As is relatively standard for wuxia, most of the protagonists in Thunderbolt Fantasy are presented as iconic characters. Over the course of the story they wind up revealing their nature and affirming it, but they don't change and so they don't have a character arc; their character is already set and for the most part the show doesn't bother giving them events that might provoke character growth in dramatic characters. This includes Shang, who is an iconic character even if his full nature is not revealed for most of the show.
(Perhaps the purest iconic character is the Screaming Phoenix Killer, who conceals nothing about himself and who constantly affirms his character throughout all his appearances, completely living his life according to his very wuxia iconic nature.)
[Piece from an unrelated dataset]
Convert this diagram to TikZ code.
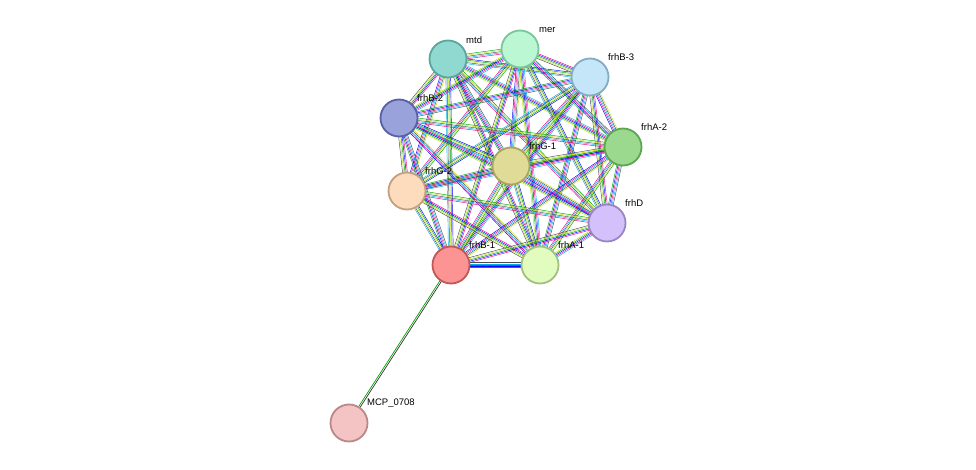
\documentclass[tikz,border=0pt]{standalone}
\usepackage{fontspec}
\setmainfont{Liberation Sans}
\usetikzlibrary{calc}
\begin{document}
\begin{tikzpicture}[x=1pt,y=-1pt,
  prot/.style={circle,minimum size=37pt,inner sep=0pt,line width=1.8pt},
  lab/.style={font=\fontsize{9.5}{11}\selectfont,anchor=south west,inner sep=0pt},
  ed/.style={line width=0.45pt}]
\useasboundingbox (0,0) rectangle (976,470);
\def\P{mtd/448/59/8fd9d0/5aa69d, mer/520/49/bcf7d4/7ac79a, frhBthree/590/77/c4e6f8/85abc4, frhBtwo/399/118/9aa2dc/5860a8, frhAtwo/623/147/9ad98e/5ca653, frhGone/511/166/e0dc98/a9a560, frhGtwo/407/191/fcdcbc/c2a080, frhD/607/223/d4c0fa/9a85c4, frhBone/451/265/fc9494/c05858, frhAone/540/265/e2fcc0/a3c080}
\foreach \n/\x/\y/\f/\b in \P {\coordinate (\n) at (\x,\y);}
\coordinate (MCP) at (349,423);
\def\cols{{"yellow!75!green","green!65!black","blue","magenta","cyan","black!70"}}
\foreach \a [count=\i] in {mtd,mer,frhBthree,frhBtwo,frhAtwo,frhGone,frhGtwo,frhD,frhBone,frhAone}{
  \foreach \b [count=\j] in {mtd,mer,frhBthree,frhBtwo,frhAtwo,frhGone,frhGtwo,frhD,frhBone,frhAone}{
    \ifnum\j>\i
      \foreach \k in {0,...,4}{
        \pgfmathsetmacro\o{(\k-2)*1.2}
        \pgfmathparse{\cols[mod(\k+\i+\j,6)]}\edef\cc{\pgfmathresult}
        \draw[ed,color=\cc] ($(\a)!\o pt!90:(\b)$) -- ($(\b)!\o pt!-90:(\a)$);
      }
    \fi
  }
}
\draw[ed,line width=0.7pt,green!65!black] ($(frhBone)!-0.8pt!90:(MCP)$) -- ($(MCP)!-0.8pt!-90:(frhBone)$);
\draw[ed,line width=0.7pt,black!80] ($(frhBone)!0.8pt!90:(MCP)$) -- ($(MCP)!0.8pt!-90:(frhBone)$);
\foreach \n/\x/\y/\f/\b in \P {
  \definecolor{fc}{HTML}{\f}\definecolor{bc}{HTML}{\b}
  \node[prot,fill=fc,draw=bc] (N\n) at (\n) {};
}
\definecolor{fc}{HTML}{F4C4C4}\definecolor{bc}{HTML}{BB8888}
\node[prot,fill=fc,draw=bc] (NMCP) at (MCP) {};
\node[lab] (Lmtd) at (466,44) {mtd};
\node[lab] (Lmer) at (539,33) {mer};
\node[lab] (Lb3) at (608,61) {frhB-3};
\node[lab] (Lb2) at (417,102) {frhB-2};
\node[lab] (La2) at (641,131) {frhA-2};
\node[lab] (Lg1) at (529,150) {frhG-1};
\node[lab] (Lg2) at (425,175) {frhG-2};
\node[lab] (Ld) at (625,207) {frhD};
\node[lab] (Lb1) at (469,249) {frhB-1};
\node[lab] (La1) at (558,249) {frhA-1};
\node[lab] (Lm) at (367,408) {MCP\_0708};
\end{tikzpicture}
\end{document}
Only two characters in Thunderbolt Fantasy are dramatic characters, Juan Can Yun and Dan Fei, and both of them get satisfying character arcs that see them growing and changing; they end the show as quite different people than they started. Indeed, Juan essentially forms his final character over the course of the show. I don't think it's an accident that they're the youngest and most innocent characters.
(It follows that it's deliberate that Thunderbolt Fantasy ends the show leaving them behind while the adventures of Shang and Lin Xue Ya continue. As dramatic characters who've experienced growth, their part in an overall story is done now. The iconic characters of Shang and Lin Xue Ya can continue on, running into more situations that let them affirm and reveal more of their essential natures.)
(I got this framing of dramatic, iconic, and picaresque characters from Robin Laws' writing (primarily) about tabletop RPG characters (eg iconic heroes, dramatic heroes, and picaresque heroes). I have paraphrased it here and so any mangling is my fault.)